## Data extract
★ ★ ★ ★ ★ ★ ★

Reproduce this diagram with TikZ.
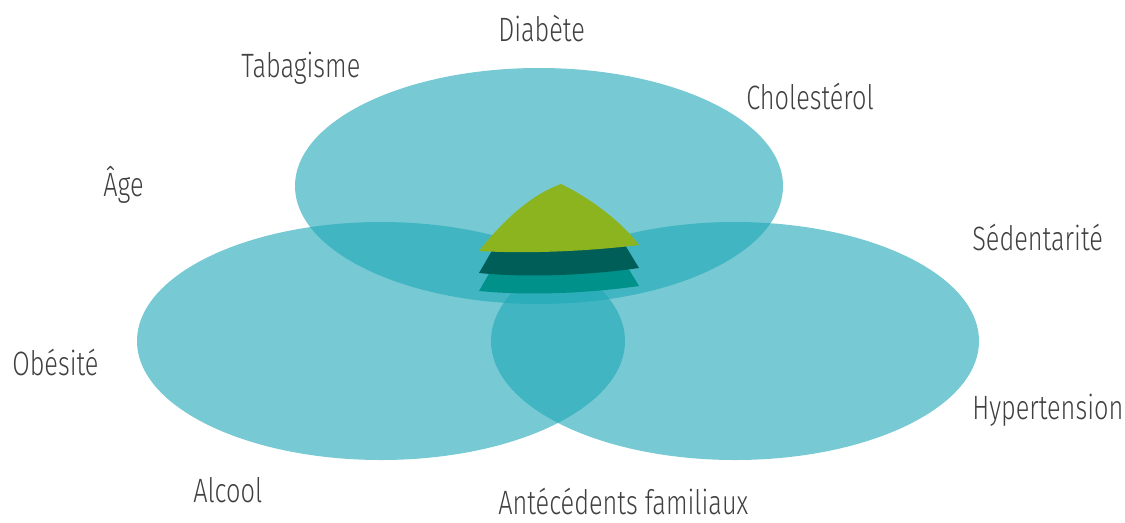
\documentclass[tikz,border=0pt]{standalone}
\usepackage{fontspec}
\setmainfont{Fira Sans}[UprightFont={* Light},FakeStretch=0.75]
\begin{document}
\begin{tikzpicture}[x=0.025cm,y=-0.025cm]
\definecolor{ellc}{RGB}{29,167,181}
\definecolor{txtc}{RGB}{64,64,64}
\definecolor{greenc}{RGB}{140,180,30}
\definecolor{darkc}{RGB}{0,94,88}
\definecolor{tealc}{RGB}{0,145,138}
\tikzset{
  blob/.style={fill=ellc,fill opacity=0.6,draw=none},
  lbl/.style={anchor=base west,inner sep=0pt,text=txtc,font=\fontsize{24}{28}\selectfont}
}
\useasboundingbox (0,0) rectangle (1125,522);
\fill[blob] (539,186) ellipse [x radius=244,y radius=118];
\fill[blob] (381,341) ellipse [x radius=244,y radius=119];
\fill[blob] (735,341) ellipse [x radius=244,y radius=119];
% layered peak
\fill[tealc] (479,291) .. controls (530,296) and (590,293) .. (639,286) -- (622,258) -- (497,260) -- cycle;
\fill[darkc] (479,273) .. controls (530,278) and (590,275) .. (639,268) -- (622,240) -- (497,242) -- cycle;
\fill[greenc] (479,251) .. controls (505,218) and (533,194) .. (561,184) .. controls (590,198) and (622,222) .. (639,245) .. controls (590,251) and (530,254) .. (479,251) -- cycle;
% labels
\node[lbl] (diab) at (498,41) {Diabète};
\node[lbl] (taba) at (241,77) {Tabagisme};
\node[lbl] (chol) at (746,109) {Cholestérol};
\node[lbl] (age) at (103,196) {Âge};
\node[lbl] (sed) at (972,250) {Sédentarité};
\node[lbl] (obe) at (12,375) {Obésité};
\node[lbl] (hyp) at (972,419) {Hypertension};
\node[lbl] (alc) at (193,502) {Alcool};
\node[lbl] (ant) at (498,514) {Antécédents familiaux};
\end{tikzpicture}
\end{document}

★ ★ ★ ★ ★ ★ ★

## Task description
Omit every picture while copying the listing above exactly.

## Task output
Reproduce this diagram with TikZ.
\documentclass[tikz,border=0pt]{standalone}
\usepackage{fontspec}
\setmainfont{Fira Sans}[UprightFont={* Light},FakeStretch=0.75]
\begin{document}
\begin{tikzpicture}[x=0.025cm,y=-0.025cm]
\definecolor{ellc}{RGB}{29,167,181}
\definecolor{txtc}{RGB}{64,64,64}
\definecolor{greenc}{RGB}{140,180,30}
\definecolor{darkc}{RGB}{0,94,88}
\definecolor{tealc}{RGB}{0,145,138}
\tikzset{
  blob/.style={fill=ellc,fill opacity=0.6,draw=none},
  lbl/.style={anchor=base west,inner sep=0pt,text=txtc,font=\fontsize{24}{28}\selectfont}
}
\useasboundingbox (0,0) rectangle (1125,522);
\fill[blob] (539,186) ellipse [x radius=244,y radius=118];
\fill[blob] (381,341) ellipse [x radius=244,y radius=119];
\fill[blob] (735,341) ellipse [x radius=244,y radius=119];
% layered peak
\fill[tealc] (479,291) .. controls (530,296) and (590,293) .. (639,286) -- (622,258) -- (497,260) -- cycle;
\fill[darkc] (479,273) .. controls (530,278) and (590,275) .. (639,268) -- (622,240) -- (497,242) -- cycle;
\fill[greenc] (479,251) .. controls (505,218) and (533,194) .. (561,184) .. controls (590,198) and (622,222) .. (639,245) .. controls (590,251) and (530,254) .. (479,251) -- cycle;
% labels
\node[lbl] (diab) at (498,41) {Diabète};
\node[lbl] (taba) at (241,77) {Tabagisme};
\node[lbl] (chol) at (746,109) {Cholestérol};
\node[lbl] (age) at (103,196) {Âge};
\node[lbl] (sed) at (972,250) {Sédentarité};
\node[lbl] (obe) at (12,375) {Obésité};
\node[lbl] (hyp) at (972,419) {Hypertension};
\node[lbl] (alc) at (193,502) {Alcool};
\node[lbl] (ant) at (498,514) {Antécédents familiaux};
\end{tikzpicture}
\end{document}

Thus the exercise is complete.